Renewables investor Berkeley hires JP Morgan to review options: sources
LONDON: The founders of renewables energy investor Berkeley Energy have hired U.S. investment bank JP Morgan to evaluate options, including a sale, for the company’s investment funds, which could be worth around $500 million, banking sources said.
Berkeley Energy invests in 30 energy projects across nine emerging markets via three renewables funds, two of which focus on hydro, wind and solar in India and the Philippines and a third on Sub-Saharan Africa.
The funds are likely to be attractive to infrastructure and sovereign wealth funds, seeking to diversify into renewable energy, and oil and gas companies to try to meet government climate change goals and satisfy calls from investors to reduce their carbon footprints.
Berkeley Energy was founded in 2007 by ex Freshfields Bruckhaus Deringer’s lawyer Alastair Vere Nicoll and renewable energy assets investor Tarlochan Singh Kundi.
Berkeley Energy did not respond to requests for comment. JP Morgan declined to comment.

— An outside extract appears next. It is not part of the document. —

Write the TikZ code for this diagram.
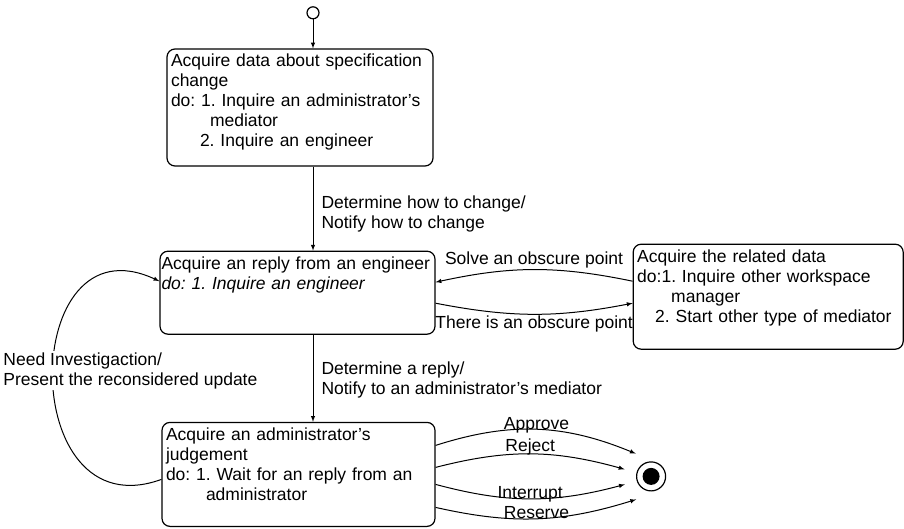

Renewable energy growth is estimated at an annual average rate of 11 percent between 2015 and 2035, with growth in wind and solar capacity up nine-fold from seven percent of total power supply today to nearly 40 percent by 2040, energy consultancy Wood Mackenzie estimates.
Major oil companies, however, have allocated less than three percent of their budget to renewables since 2016, Wood Mackenzie says, adding that this spend will nudge up in 2019, but not by much.
The solar and wind industries make lower returns compared to oil and gas and coal.
Chevron, for example, has a smattering of mostly small wind and solar ventures, while Royal Dutch Shell and BP own wind farms in the United States and electric-car charging stations in Europe.
Sovereign wealth funds and infrastructure firms have increased their exposure to renewable energy and pledged to add climate change considerations into their investment decisions.
Abu Dhabi Investment Authority has invested in green energy companies in India and Britain’s Green Investment Bank, run by financial group Macquarie.
Saudi Arabia’s Public Investment Fund invests in electric car maker Tesla and also smaller rival Lucid Motors, and works with SoftBank and others on large-scale solar projects.